We shall do all this in the knowledge that Jean Vigo, given the conditions surrounding the filming of L’ATALANTE, could never have filmed one single shot that would not be used for the film or that would not fit in with his aims.

Our work will be signalled from the very beginning by a new title sequence which also contains new titles. We’ll dare to do away with those shoddy title cards which were full of spelling mistakes, false credit attributions and omissions.
Finally, we should like to thank all those people who, with their comprehensive collaboration, friendship and the faith they, like us, have in Jean Vigo‘s work, have helped bring about this rebirth of a film which, need we say it (but let’s say it anyway), is one of the pinnacles of film.
Pierre Philippe

The technical restoration

The image

Given the physical state of the Atalante print, we first had to repair the splices and, in places, strengthen the damaged perforations.
Then, the first step was a slow-speed solvant bath in an ultra-sound machine in order to remove, from the film, dust caused by mould on the emulsion.
Then a second bath in softened water with fungicides enabled us to halt the development of these fungi and thus improve the surface state of the gelatin.
The final step was the lubrification and polishing of both sides of the film. (Unfortunately, the indelible traces of the mould will remain slightly visible.)

Laboratoire DAEMS

The sound
For the first time in the history, we have, with the L’Atalante, restored the soundtrack of an old film with digital recording.
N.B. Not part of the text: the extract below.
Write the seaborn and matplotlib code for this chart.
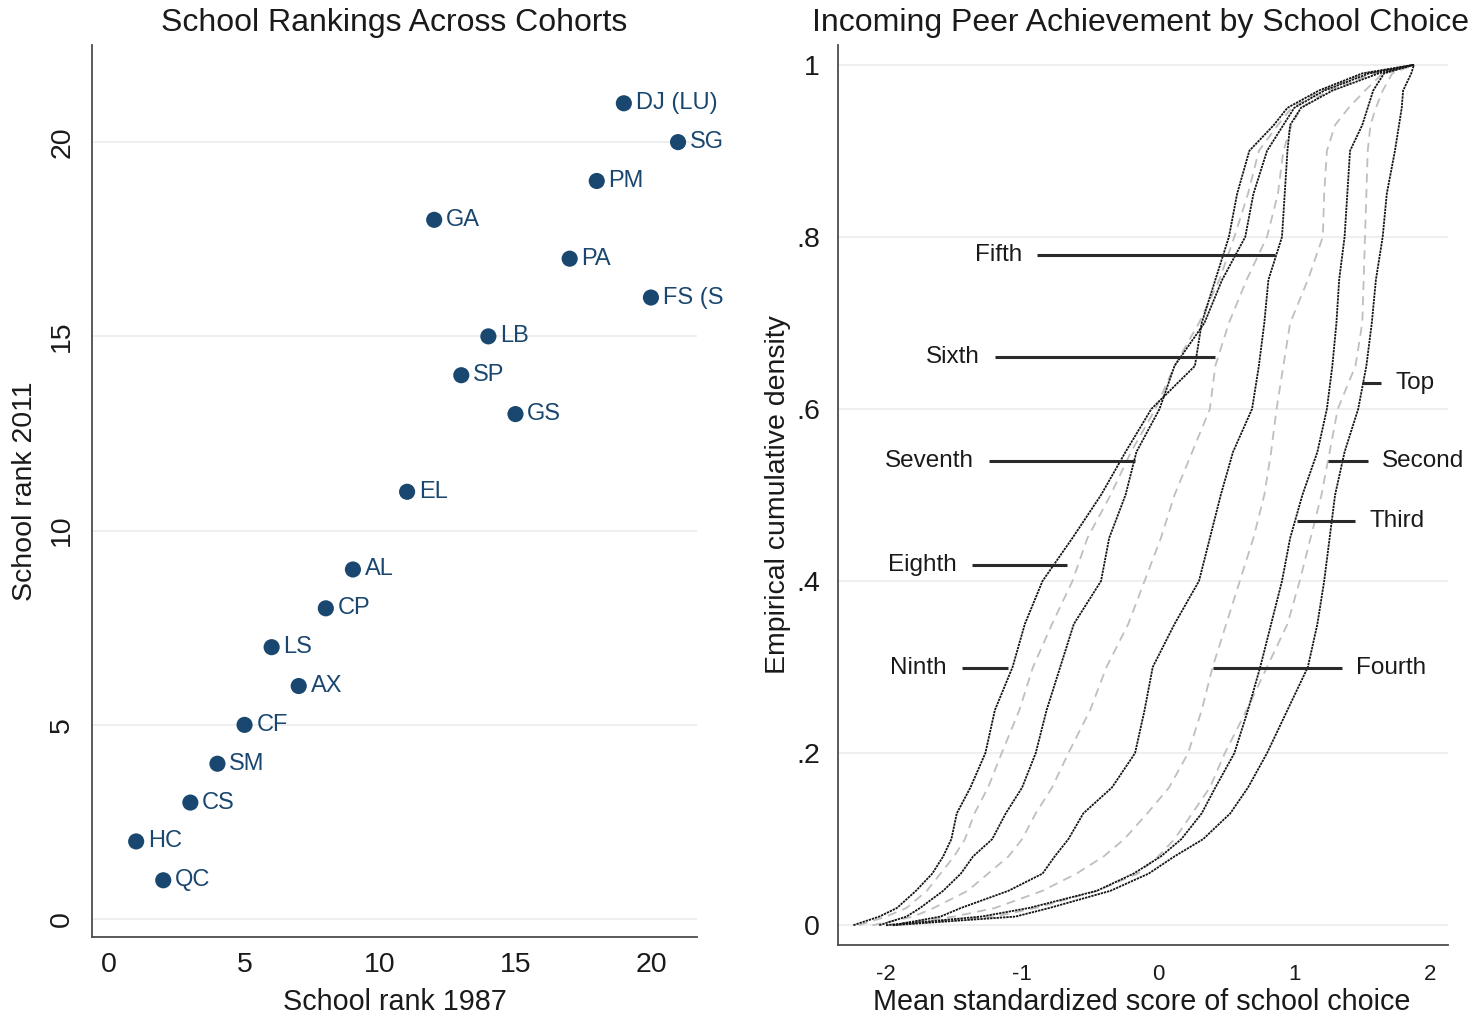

This process consists of taking the sound elements of the best quality possible (often isolated parts of the nitrate film, optical negative, original prints, etc…) and copying them directly onto a digital master (OPUS LEXICON system, unique in France).
In this way, the sound can be analyzed and copied as many times as necessary without any loss of quality.
The rest is a trade secret… but requires a precise mix of resynchronization, with analog, digital and computerized treatments of the highest sophistication in order to remove all interference. (with the help of Bell X-1).


The optical effects
For L’Atalante, optical effects are essentially used at three points in the film:
1 –  the opening titles.
An animated image background filmed on a caption stand with a drawing taken from the shot of the film.
An attempt to diffuse the light throughout the image in order to create poetic atmosphere and expression.
The images thus obtained serve as a support for the titles and link up with the first real shots of the film.
For the titles: new graphics and new composition to follow the rhythm of the music.
2 –    Michel Simon‘ pancratium (all-in wrestling) demonstration.
For this fight, which Jean Vigo – in this shooting script – had planned as an optical effect, but which wasn’t carried out as such in the final cut, we have researched the exisiting shots in order to fulfil Jean Vigo‘s wishes: Michel Simon seems to split into two characters and fight with himself to show Jean and Juliette « what all-in wrestling is ! »
The mixture of images is obtained by half-exposition and superimposition to obtain « 2 » Michel Simons fighting together.
3 – The final shot.
Filmed from a plane (the barge moving along the canal), the original shot is juddery and gives a clumsy, unpleasant impression. After a precise survey of all the frames of this shot, we have reset them one by one to eliminate as much as possible the unfortunate, uncontrolled camera movements.

The images have been doubled up to give more scope to this final shot.